Below is a list of commonly used New York bankruptcy exemptions. Unless otherwise indicated, all references are to the New York Code Civil Practice Law and Rules.
You may only protect up to $11,025 worth of total value in items listed under Civil Practice Law and Rules §5205 (see below).
5206(a) - House, condominium, co-op, or mobile home used as a residence, up to the following values, based on the county in which the property is located:
$165,550 in Kings, Queens, New York, Bronx, Richmond, Nassau, Suffolk, Rockland, Westchester and, Putnam counties
$137,950 in Dutchess, Albany, Columbia, Orange, Saratoga, and Ulster counties
$82,775 in all other remaining counties of the state
To learn more, see The New York Homestead Exemption.
Banking 407 - $600 on deposit with a savings and loan association
5205 – Stoves and heating equipment for use in your home and fuel for 120 days, sewing machine, religious texts, family photos and portraits, school books, books up to $550 in value, seat or pew used for religious worship, domestic animals up to $1,100 in value, food for you and your family for 120 days, clothing, furniture, refrigerator, radio, tv, computer, cell phone, kitchenwares, prescribed health aids, wedding ring, watch/jewelry/art up to $1,100 in value
5205, Debtor & Creditor §282 – One motor vehicle up to $4,425 in value or up to $11,025 if equipped for use by a disabled debtor (To learn more, see The New York Motor Vehicle Exemption in Bankruptcy). The motor vehicle exemption does not protect your vehicle from debt owed for domestic support obligations or to the State of New York.
5205 – Property or damages arising from the damage of exempt personal property, for up to one year after collection of proceeds.

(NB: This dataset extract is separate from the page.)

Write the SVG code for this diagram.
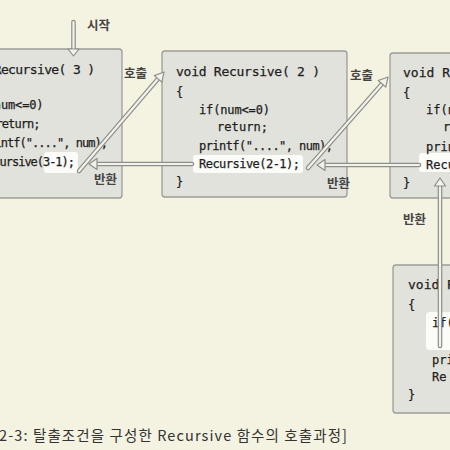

For example, an insurance claim for a damaged vehicle or a cause of action against someone who vandalized your home.
5205 – All property held in a spendthrift trust for a debtor if the trust was created by or proceeded from someone other than you
5205 - Uniforms, arms, and equipment used in military service and pensions and awards awarded for military service
Debt & Credit 283(2) - Cash (including savings bonds, tax refunds, bank and credit union deposits) to $5,525. Or, if you don't use the homestead exemption, unused personal property exemptions up to $11,025.
5205, Debtor & Creditor §282 – IRA, 401(k), Keogh, or other qualified retirement plan; Social Security, unemployment, disability, public assistance, workers’ compensation or veteran’s benefits
Debtor & Creditor §282 – Benefits from crime victim’s reparations laws, payment for wrongful death of your dependent or a person upon whom you were dependent and up to $7,500 for personal bodily injury
Debtor & Creditor §282 --
5205 - 90% of income received within 60 days before filing bankruptcy; 90% of earnings from the sale of milk on your farm; 100% of pay to a noncommissioned officer, private, or musician in the armed forces of the U.S. or N.Y.
5205 – Court-ordered alimony, maintenance or child support
In re Wiltsie, 463 B.R. 223 (Bankr .N.D. N.Y. 2011)
5205 - Security deposits being held for rental real estate or utilities; service animals; necessary medical and dental accessories; New York State college choice tuition savings program trust fund payments for the benefit of a minor or up to $10,000 of value if you own the account; cash surrender value of insurance policies
5206 - Burial plot no larger than 1/4 acre with no building or structure (other than headstone or monument) upon it
5205 - tools necessary for your profession up to $3,300 in value
5205 - $1,100 of any personal property or cash if you don’t use the homestead exemption (learn more about the New York Wildcard Exemption)
This list includes some of the more commonly used New York bankruptcy exemptions, but there are numerous other exemptions available to protect specific property. Additionally, New York updates its exemptions every three years. You can verify the current exemption amounts at the website of the New York Legislature or by checking the statutes yourself. (To learn how to do this, see Nolo’s Legal Research Center).